* [EXERCISE DIRECTIONS]: Retype the opening lines of the data exactly, stopping after the line that contains "plt.rcParams['hatch.linewidth'] = 0.5". Skip every picture.

++++++++++

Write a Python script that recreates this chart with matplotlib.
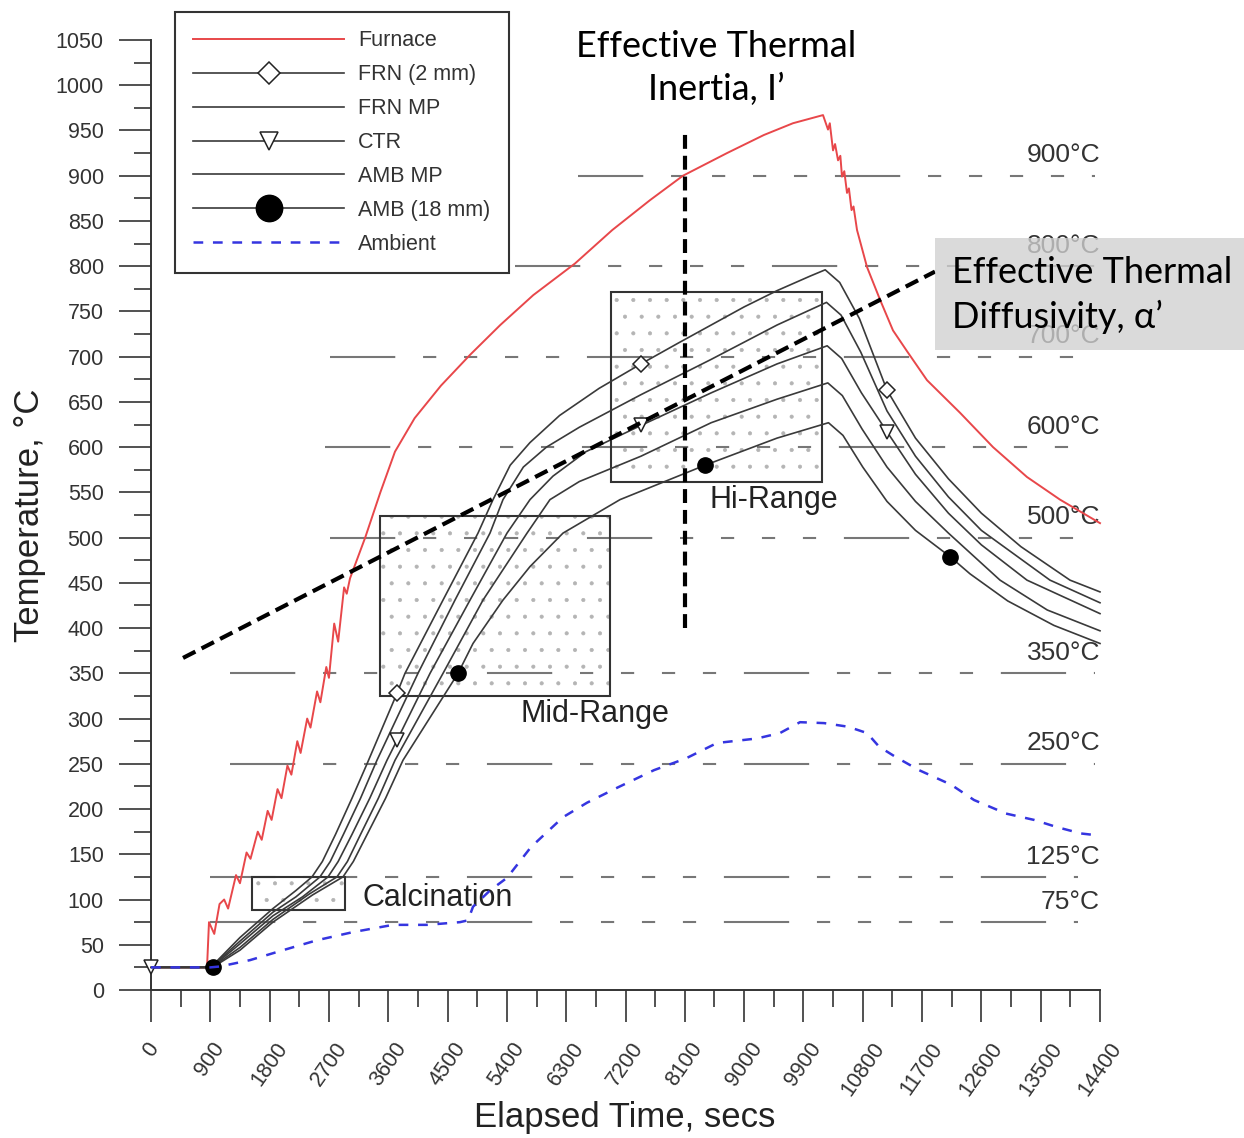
import numpy as np
import matplotlib
matplotlib.use('Agg')
from matplotlib import pyplot as plt
from matplotlib.patches import Rectangle

plt.rcParams['font.family'] = ['Liberation Sans', 'DejaVu Sans']
plt.rcParams['lines.scale_dashes'] = False
plt.rcParams['hatch.linewidth'] = 0.5

# ---- data (time in s, temperature in degC) ----
furnace_t = [0, 850, 880, 960, 1040, 1110, 1170, 1290, 1350, 1450, 1510, 1620, 1680,
             1770, 1830, 1920, 1980, 2070, 2130, 2220, 2270, 2370, 2420, 2520, 2570,
             2660, 2700, 2780, 2840, 2930, 2970, 3020, 3250, 3480, 3702, 4000, 4400,
             4841, 5300, 5800, 6434, 7000, 7572, 8072, 8740, 9300, 9741, 10197, 10273,
             10300, 10349, 10380, 10425, 10460, 10485, 10520, 10561, 10590, 10630,
             10660, 10713, 10865, 11062, 11259, 11472, 11775, 12276, 12777, 13292,
             13793, 14400]
furnace_T = [25, 25, 75, 62, 95, 100, 90, 127, 118, 152, 145, 175, 166,
             198, 188, 222, 212, 248, 238, 275, 262, 300, 290, 330, 318,
             357, 345, 405, 385, 445, 438, 455, 500, 550, 595, 632, 668,
             702, 735, 768, 803, 840, 873, 900, 925, 945, 958, 967, 951,
             958, 928, 935, 917, 922, 899, 905, 881, 886, 862,
             866, 840, 799, 763, 729, 706, 674, 638, 600, 567,
             542, 516]

frn_t = [0, 900, 1000, 1350, 1850, 2200, 2443, 2600, 2800, 3050, 3278, 3733, 3854, 4431,
         4962, 5190, 5450, 5750, 6200, 6800, 7435, 8000, 8500, 9000, 9500, 10000, 10230,
         10450, 10750, 11168, 11600, 12100, 12600, 13200, 13945, 14400]
frn_T = [25, 25, 32, 58, 90, 110, 125, 142, 172, 212, 250, 328, 350, 431,
         505, 542, 580, 605, 635, 665, 692, 715, 735, 755, 773, 789, 796,
         782, 742, 663, 610, 565, 527, 490, 453, 440]

frn_mp_t = [0, 900, 1000, 1350, 1850, 2200, 2564, 2720, 2920, 3180, 3429, 3733, 4051,
            4613, 5144, 5341, 5650, 6000, 6500, 7435, 8500, 9500, 10250, 10470, 10770,
            11168, 11600, 12100, 12600, 13641, 14400]
frn_mp_T = [25, 25, 31, 54, 86, 103, 125, 142, 172, 212, 254, 301, 350,
            431, 505, 542, 578, 600, 622, 658, 697, 735, 760, 746, 705,
            640, 590, 545, 508, 453, 428]

ctr_t = [0, 900, 1000, 1350, 1850, 2300, 2686, 2840, 3050, 3320, 3581, 3733, 4234,
         4841, 5402, 5751, 6100, 6600, 7435, 8500, 9500, 10260, 10480, 10780, 11168,
         11600, 12100, 12600, 13292, 14400]
ctr_T = [25, 25, 30, 51, 82, 103, 125, 142, 172, 212, 254, 276, 350,
         431, 505, 542, 568, 595, 624, 660, 692, 712, 698, 660, 617,
         570, 527, 492, 453, 416]

amb_mp_t = [0, 900, 1000, 1350, 1850, 2400, 2822, 2980, 3180, 3450, 3703, 4431, 5038,
            5706, 6054, 6500, 7435, 8500, 9500, 10270, 10490, 10790, 11168, 11600,
            12100, 12883, 13600, 14400]
amb_mp_T = [25, 25, 29, 47, 78, 106, 125, 142, 172, 212, 254, 350, 431,
            505, 542, 562, 590, 627, 653, 671, 657, 620, 578, 540,
            505, 453, 420, 397]

amb_t = [0, 941, 1000, 1350, 1850, 2450, 2913, 3070, 3280, 3560, 3824, 4659, 4886,
         5341, 5751, 6252, 7117, 8406, 9500, 10280, 10500, 10800, 11168, 11600, 12124,
         12427, 13000, 13700, 14400]
amb_T = [25, 25, 28, 44, 75, 105, 125, 142, 172, 212, 254, 350, 383,
         431, 468, 505, 542, 580, 610, 627, 613, 578, 540, 508, 479,
         460, 430, 403, 383]

ambient_t = [0, 900, 1047, 1502, 2003, 2519, 3065, 3672, 4188, 4689, 4810, 4886, 5144,
             5402, 5766, 6252, 6616, 7086, 7633, 8118, 8588, 9195, 9544, 9848, 10212,
             10576, 10865, 11047, 11289, 11654, 12139, 12488, 12974, 13399, 13748,
             14112, 14354, 14400]
ambient_T = [25, 25, 26, 33, 44, 55, 64, 72, 72, 75, 77, 92, 110,
             124, 158, 191, 207, 224, 243, 256, 273, 278, 284, 296, 295,
             291, 284, 269, 258, 243, 227, 210, 195, 188, 180,
             173, 171, 171]

# marker times on the thermocouple curves
frn_marks = [3733, 7435, 11168]
ctr_marks = [0, 3733, 7435, 11168]
amb_marks = [941, 4659, 8406, 12124]

# reference temperature levels
ref_levels = [900, 800, 700, 600, 500, 350, 250, 125, 75]
ref_start = [6480, 5523, 2716, 2640, 2716, 1199, 1199, 895, 895]
ref_end = [14324, 14324, 14324, 14324, 14324, 14324, 14324, 14066, 14066]
ref_labels = ['900°C', '800°C', '700°C', '600°C', '500°C', '350°C', '250°C', '125°C', '75°C']

# shaded ranges: (t0, t1, T0, T1)
range_names = ['Calcination', 'Mid-Range', 'Hi-Range']
range_boxes = [(1533, 2944, 88, 125), (3475, 6965, 325, 524), (6980, 10182, 561, 771)]
range_label_pos = [(3202, 102), (5614, 305), (8482, 542)]

# effective property lines
diffusivity_t = [486, 11896]
diffusivity_T = [367, 794]
inertia_t = [8100, 8100]
inertia_T = [400, 953]

W, H = 1244, 1138
fig = plt.figure(figsize=(W / 100, H / 100), dpi=100)
ax = fig.add_axes([151 / W, 1 - 990 / H, (1100 - 151) / W, (990 - 40) / H])

dark = '#333333'
line_kw = dict(color='#3a3a3a', lw=1.2, clip_on=False, zorder=4)

# reference lines
for lev, a, b in zip(ref_levels, ref_start, ref_end):
    ax.plot([a, b], [lev, lev], color='#777777', lw=1.5,
            dashes=[47, 20, 9.5, 20, 9.5, 20, 9.5, 20, 9.5, 20], zorder=1)
for lev, lab in zip(ref_levels, ref_labels):
    ax.annotate(lab, (14400, lev), xytext=(0, 6), textcoords='offset points',
                ha='right', va='bottom', fontsize=19, color=dark, zorder=2)

# shaded boxes
for (t0, t1, y0, y1) in range_boxes:
    ax.add_patch(Rectangle((t0, y0), t1 - t0, y1 - y0, facecolor='none',
                           edgecolor='#b4b4b4', lw=0, hatch='.', zorder=2))
    ax.add_patch(Rectangle((t0, y0), t1 - t0, y1 - y0, facecolor='none',
                           edgecolor='#333333', lw=1.5, zorder=3))
for name, (tx, ty) in zip(range_names, range_label_pos):
    ax.text(tx, ty, name, fontsize=22, color='#222222', ha='left', va='center', zorder=3)

# curves
ax.plot(furnace_t, furnace_T, color='#e8474a', lw=1.4, label='Furnace', zorder=4, clip_on=False)
ax.plot(frn_t, frn_T, marker='D', ms=8, mfc='white', mec='#222222', mew=1.1,
        markevery=[frn_t.index(m) for m in frn_marks], label='FRN (2 mm)', **line_kw)
ax.plot(frn_mp_t, frn_mp_T, label='FRN MP', **line_kw)
ax.plot(ctr_t, ctr_T, marker='v', ms=10, mfc='white', mec='#222222', mew=1.1,
        markevery=[ctr_t.index(m) for m in ctr_marks], label='CTR', **line_kw)
ax.plot(amb_mp_t, amb_mp_T, label='AMB MP', **line_kw)
ax.plot(amb_t, amb_T, marker='o', ms=11, mfc='black', mec='black',
        markevery=[amb_t.index(m) for m in amb_marks], label='AMB (18 mm)', **line_kw)
ax.plot(ambient_t, ambient_T, color='#3535e0', lw=1.8, dashes=[7, 7],
        label='Ambient', zorder=4, clip_on=False)

# effective property lines
ax.plot(diffusivity_t, diffusivity_T, color='black', lw=3, dashes=[10, 5], zorder=6)
ax.plot(inertia_t, inertia_T, color='black', lw=3, dashes=[10, 5], zorder=6)

# axes styling
ax.set_xlim(0, 14400)
ax.set_ylim(0, 1050)
ax.set_xticks(np.arange(0, 14401, 900))
ax.set_xticks(np.arange(0, 14401, 450), minor=True)
ax.set_yticks(np.arange(0, 1051, 50))
ax.set_yticks(np.arange(0, 1051, 25), minor=True)
for s in ['top', 'right']:
    ax.spines[s].set_visible(False)
for s in ['left', 'bottom']:
    ax.spines[s].set_color(dark)
    ax.spines[s].set_linewidth(1.4)
ax.tick_params(which='major', direction='out', length=23, width=1.2, color=dark,
               labelsize=15.5, labelcolor=dark)
ax.tick_params(which='minor', direction='out', length=12, width=1.2, color=dark)
ax.tick_params(axis='y', which='major', pad=11)
ax.tick_params(axis='x', which='major', pad=12)
plt.setp(ax.get_xticklabels(), rotation=55, ha='center')

fig.text(625 / W, 1 - 1118 / H, 'Elapsed Time, secs', ha='center', va='center',
         fontsize=25, color='#222222')
fig.text(30 / W, 1 - 515 / H, 'Temperature, °C', ha='center', va='center',
         rotation=90, fontsize=25, color='#222222')

leg = ax.legend(loc='upper left', bbox_to_anchor=(175 / W, 1 - 12 / H),
                bbox_transform=fig.transFigure, borderaxespad=0, fontsize=15.5,
                handlelength=7.0, handletextpad=0.65, borderpad=0.85, labelspacing=0.6,
                fancybox=False, framealpha=1, edgecolor=dark)
leg.get_frame().set_linewidth(1.5)
for txt in leg.get_texts():
    txt.set_color(dark)
legend_marker_sizes = [0, 11, 0, 13, 0, 19, 0]
for h, ms in zip(leg.legend_handles, legend_marker_sizes):
    if ms:
        h.set_markersize(ms)

# callouts
fig.text(716 / W, 1 - 68 / H, 'Effective Thermal\nInertia, I\u2019', ha='center',
         va='center', fontsize=26, family='Lato', linespacing=1.38, color='black')
box = Rectangle((935 / W, 1 - 350 / H), (W - 935) / W, 112 / H, transform=fig.transFigure,
                facecolor='#d0d0d0', edgecolor='none', alpha=0.78, zorder=5)
fig.patches.append(box)
fig.text(952 / W, 1 - 295 / H, 'Effective Thermal\nDiffusivity, \u03b1\u2019', ha='left',
         va='center', fontsize=26, family='Lato', linespacing=1.38, color='black', zorder=6)

fig.savefig('out.png', dpi=100)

++++++++++

* [TASK RESPONSE]:
Write a Python script that recreates this chart with matplotlib.
import numpy as np
import matplotlib
matplotlib.use('Agg')
from matplotlib import pyplot as plt
from matplotlib.patches import Rectangle

plt.rcParams['font.family'] = ['Liberation Sans', 'DejaVu Sans']
plt.rcParams['lines.scale_dashes'] = False
plt.rcParams['hatch.linewidth'] = 0.5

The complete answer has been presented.